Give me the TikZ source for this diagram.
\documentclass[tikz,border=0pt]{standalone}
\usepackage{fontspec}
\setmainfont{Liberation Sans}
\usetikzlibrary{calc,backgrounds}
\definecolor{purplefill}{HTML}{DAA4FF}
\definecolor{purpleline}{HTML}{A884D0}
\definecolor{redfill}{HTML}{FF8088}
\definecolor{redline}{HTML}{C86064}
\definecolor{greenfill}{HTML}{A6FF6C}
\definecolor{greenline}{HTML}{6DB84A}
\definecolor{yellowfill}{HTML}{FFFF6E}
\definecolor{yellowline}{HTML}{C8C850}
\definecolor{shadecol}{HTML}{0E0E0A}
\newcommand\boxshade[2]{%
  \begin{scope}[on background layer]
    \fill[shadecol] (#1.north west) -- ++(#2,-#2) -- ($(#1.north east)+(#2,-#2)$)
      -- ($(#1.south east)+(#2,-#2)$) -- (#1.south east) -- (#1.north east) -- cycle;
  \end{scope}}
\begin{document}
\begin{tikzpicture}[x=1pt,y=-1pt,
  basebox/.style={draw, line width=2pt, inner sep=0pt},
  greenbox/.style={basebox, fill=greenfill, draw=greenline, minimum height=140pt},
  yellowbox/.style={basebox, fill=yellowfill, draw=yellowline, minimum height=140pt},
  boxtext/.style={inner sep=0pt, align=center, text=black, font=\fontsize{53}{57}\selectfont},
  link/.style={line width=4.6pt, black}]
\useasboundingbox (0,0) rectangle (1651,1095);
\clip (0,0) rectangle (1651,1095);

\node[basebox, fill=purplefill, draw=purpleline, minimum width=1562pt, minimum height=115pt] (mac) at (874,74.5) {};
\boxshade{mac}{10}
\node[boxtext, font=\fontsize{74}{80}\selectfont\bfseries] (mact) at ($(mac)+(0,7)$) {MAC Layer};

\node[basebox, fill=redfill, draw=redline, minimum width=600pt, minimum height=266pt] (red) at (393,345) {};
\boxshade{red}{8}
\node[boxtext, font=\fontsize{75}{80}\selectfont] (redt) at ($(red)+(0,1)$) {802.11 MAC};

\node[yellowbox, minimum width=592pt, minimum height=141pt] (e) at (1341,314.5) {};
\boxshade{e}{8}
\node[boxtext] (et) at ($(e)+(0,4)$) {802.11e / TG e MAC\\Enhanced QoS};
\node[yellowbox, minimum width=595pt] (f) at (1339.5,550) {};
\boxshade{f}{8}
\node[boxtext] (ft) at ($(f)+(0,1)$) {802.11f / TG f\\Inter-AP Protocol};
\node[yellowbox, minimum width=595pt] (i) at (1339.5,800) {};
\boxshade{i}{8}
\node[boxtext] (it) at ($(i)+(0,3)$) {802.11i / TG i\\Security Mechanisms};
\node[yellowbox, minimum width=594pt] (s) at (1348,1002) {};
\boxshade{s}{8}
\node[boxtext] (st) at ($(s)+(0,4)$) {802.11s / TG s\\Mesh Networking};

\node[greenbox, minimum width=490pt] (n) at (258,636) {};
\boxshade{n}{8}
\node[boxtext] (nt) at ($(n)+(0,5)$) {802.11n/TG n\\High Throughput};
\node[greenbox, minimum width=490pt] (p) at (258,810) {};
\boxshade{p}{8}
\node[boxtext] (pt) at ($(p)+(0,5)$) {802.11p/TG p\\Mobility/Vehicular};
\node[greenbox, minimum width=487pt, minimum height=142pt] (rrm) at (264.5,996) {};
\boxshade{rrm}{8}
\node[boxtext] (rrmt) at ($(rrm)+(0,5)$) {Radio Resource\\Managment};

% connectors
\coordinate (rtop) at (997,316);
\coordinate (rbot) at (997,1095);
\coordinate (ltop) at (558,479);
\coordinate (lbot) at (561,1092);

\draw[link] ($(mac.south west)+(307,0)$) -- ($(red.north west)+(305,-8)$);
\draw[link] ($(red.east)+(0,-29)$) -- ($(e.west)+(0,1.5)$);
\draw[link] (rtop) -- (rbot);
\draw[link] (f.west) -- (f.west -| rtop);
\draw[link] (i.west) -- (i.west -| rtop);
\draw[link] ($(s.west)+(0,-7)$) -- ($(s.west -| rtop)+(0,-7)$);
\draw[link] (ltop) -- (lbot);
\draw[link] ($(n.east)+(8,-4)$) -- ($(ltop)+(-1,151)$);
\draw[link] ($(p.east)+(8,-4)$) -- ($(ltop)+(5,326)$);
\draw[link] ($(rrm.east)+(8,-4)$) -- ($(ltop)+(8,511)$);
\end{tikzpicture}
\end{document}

■ YOUR OBJECTIVE
Return the full listing, character for character.

■ WORKED ANSWER
Give me the TikZ source for this diagram.
\documentclass[tikz,border=0pt]{standalone}
\usepackage{fontspec}
\setmainfont{Liberation Sans}
\usetikzlibrary{calc,backgrounds}
\definecolor{purplefill}{HTML}{DAA4FF}
\definecolor{purpleline}{HTML}{A884D0}
\definecolor{redfill}{HTML}{FF8088}
\definecolor{redline}{HTML}{C86064}
\definecolor{greenfill}{HTML}{A6FF6C}
\definecolor{greenline}{HTML}{6DB84A}
\definecolor{yellowfill}{HTML}{FFFF6E}
\definecolor{yellowline}{HTML}{C8C850}
\definecolor{shadecol}{HTML}{0E0E0A}
\newcommand\boxshade[2]{%
  \begin{scope}[on background layer]
    \fill[shadecol] (#1.north west) -- ++(#2,-#2) -- ($(#1.north east)+(#2,-#2)$)
      -- ($(#1.south east)+(#2,-#2)$) -- (#1.south east) -- (#1.north east) -- cycle;
  \end{scope}}
\begin{document}
\begin{tikzpicture}[x=1pt,y=-1pt,
  basebox/.style={draw, line width=2pt, inner sep=0pt},
  greenbox/.style={basebox, fill=greenfill, draw=greenline, minimum height=140pt},
  yellowbox/.style={basebox, fill=yellowfill, draw=yellowline, minimum height=140pt},
  boxtext/.style={inner sep=0pt, align=center, text=black, font=\fontsize{53}{57}\selectfont},
  link/.style={line width=4.6pt, black}]
\useasboundingbox (0,0) rectangle (1651,1095);
\clip (0,0) rectangle (1651,1095);

\node[basebox, fill=purplefill, draw=purpleline, minimum width=1562pt, minimum height=115pt] (mac) at (874,74.5) {};
\boxshade{mac}{10}
\node[boxtext, font=\fontsize{74}{80}\selectfont\bfseries] (mact) at ($(mac)+(0,7)$) {MAC Layer};

\node[basebox, fill=redfill, draw=redline, minimum width=600pt, minimum height=266pt] (red) at (393,345) {};
\boxshade{red}{8}
\node[boxtext, font=\fontsize{75}{80}\selectfont] (redt) at ($(red)+(0,1)$) {802.11 MAC};

\node[yellowbox, minimum width=592pt, minimum height=141pt] (e) at (1341,314.5) {};
\boxshade{e}{8}
\node[boxtext] (et) at ($(e)+(0,4)$) {802.11e / TG e MAC\\Enhanced QoS};
\node[yellowbox, minimum width=595pt] (f) at (1339.5,550) {};
\boxshade{f}{8}
\node[boxtext] (ft) at ($(f)+(0,1)$) {802.11f / TG f\\Inter-AP Protocol};
\node[yellowbox, minimum width=595pt] (i) at (1339.5,800) {};
\boxshade{i}{8}
\node[boxtext] (it) at ($(i)+(0,3)$) {802.11i / TG i\\Security Mechanisms};
\node[yellowbox, minimum width=594pt] (s) at (1348,1002) {};
\boxshade{s}{8}
\node[boxtext] (st) at ($(s)+(0,4)$) {802.11s / TG s\\Mesh Networking};

\node[greenbox, minimum width=490pt] (n) at (258,636) {};
\boxshade{n}{8}
\node[boxtext] (nt) at ($(n)+(0,5)$) {802.11n/TG n\\High Throughput};
\node[greenbox, minimum width=490pt] (p) at (258,810) {};
\boxshade{p}{8}
\node[boxtext] (pt) at ($(p)+(0,5)$) {802.11p/TG p\\Mobility/Vehicular};
\node[greenbox, minimum width=487pt, minimum height=142pt] (rrm) at (264.5,996) {};
\boxshade{rrm}{8}
\node[boxtext] (rrmt) at ($(rrm)+(0,5)$) {Radio Resource\\Managment};

% connectors
\coordinate (rtop) at (997,316);
\coordinate (rbot) at (997,1095);
\coordinate (ltop) at (558,479);
\coordinate (lbot) at (561,1092);

\draw[link] ($(mac.south west)+(307,0)$) -- ($(red.north west)+(305,-8)$);
\draw[link] ($(red.east)+(0,-29)$) -- ($(e.west)+(0,1.5)$);
\draw[link] (rtop) -- (rbot);
\draw[link] (f.west) -- (f.west -| rtop);
\draw[link] (i.west) -- (i.west -| rtop);
\draw[link] ($(s.west)+(0,-7)$) -- ($(s.west -| rtop)+(0,-7)$);
\draw[link] (ltop) -- (lbot);
\draw[link] ($(n.east)+(8,-4)$) -- ($(ltop)+(-1,151)$);
\draw[link] ($(p.east)+(8,-4)$) -- ($(ltop)+(5,326)$);
\draw[link] ($(rrm.east)+(8,-4)$) -- ($(ltop)+(8,511)$);
\end{tikzpicture}
\end{document}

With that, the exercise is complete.